The accumulation of SM clock metrics can easily be scripted to log the metrics in in-memory data and S3.
con.execute('''
CREATE TABLE sm_clock_usage (
Timestamp VARCHAR,
SM_Clock_Frequency_MHz INT
)
''')
def get_sm_clock_frequency(gpu_id=0):
handle = pynvml.nvmlDeviceGetHandleByIndex(gpu_id)
sm_clock = pynvml.nvmlDeviceGetClockInfo(handle, pynvml.NVML_CLOCK_SM)
return sm_clock
def log_sm_clock_to_parquet(bucket_name, filename, gpu_id=0, interval=1.0, local_file_path='sm_clock_stats.parquet'):
try:
while True:
sm_clock_frequency = get_sm_clock_frequency(gpu_id)
timestamp = datetime.now().strftime('%Y-%m-%d %H:%M:%S')
con.execute('''
INSERT INTO sm_clock_usage VALUES (?, ?)
''', (timestamp, sm_clock_frequency))
print(f"Logged at {timestamp}: SM Clock Frequency = {sm_clock_frequency} MHz")
if int(datetime.now().strftime('%S')) % 10 == 0:
con.execute(f"COPY sm_clock_usage TO '{local_file_path}' (FORMAT PARQUET)")
object_name = f"{filename}_{datetime.now().strftime('%Y%m%d_%H%M%S')}.parquet"
upload_parquet_to_s3(bucket_name, object_name, local_file_path)
con.execute("DELETE FROM sm_clock_usage")
time.sleep(interval)
except KeyboardInterrupt:
print("Logging stopped by user.")
bucket_name = 'prometheus-alerts-cof'
filename = 'sm_clock_stats'
log_sm_clock_to_parquet(bucket_name, filename, gpu_id=0, interval=2.0)

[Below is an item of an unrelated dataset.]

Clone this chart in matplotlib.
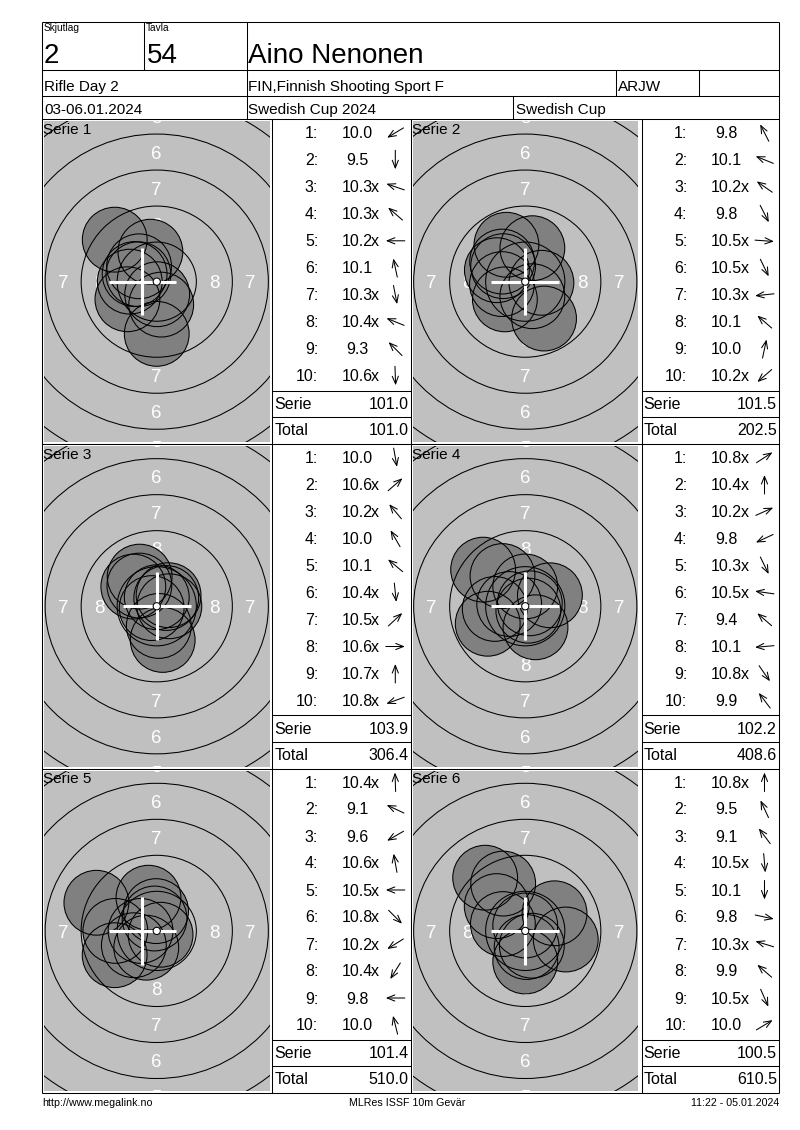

By leveraging these metrics ML engineers can know what is happening under the hood. They can improve the training process by analyzing the metrics and setting up remediations for high criticality and priority alerts.
Machine learning model training is a complex and convoluted process. Just like without sound evidence and stats, it is difficult to conclude which model variants exhibit predictions with high inference. We need GPU metrics to understand how the compute instance responsible for handling and processing the ML workloads is operating. With enough metrics and real-time alerts, ML teams can set up and streamline robust and durable ML pipelines that improve the overall ML lifecycle.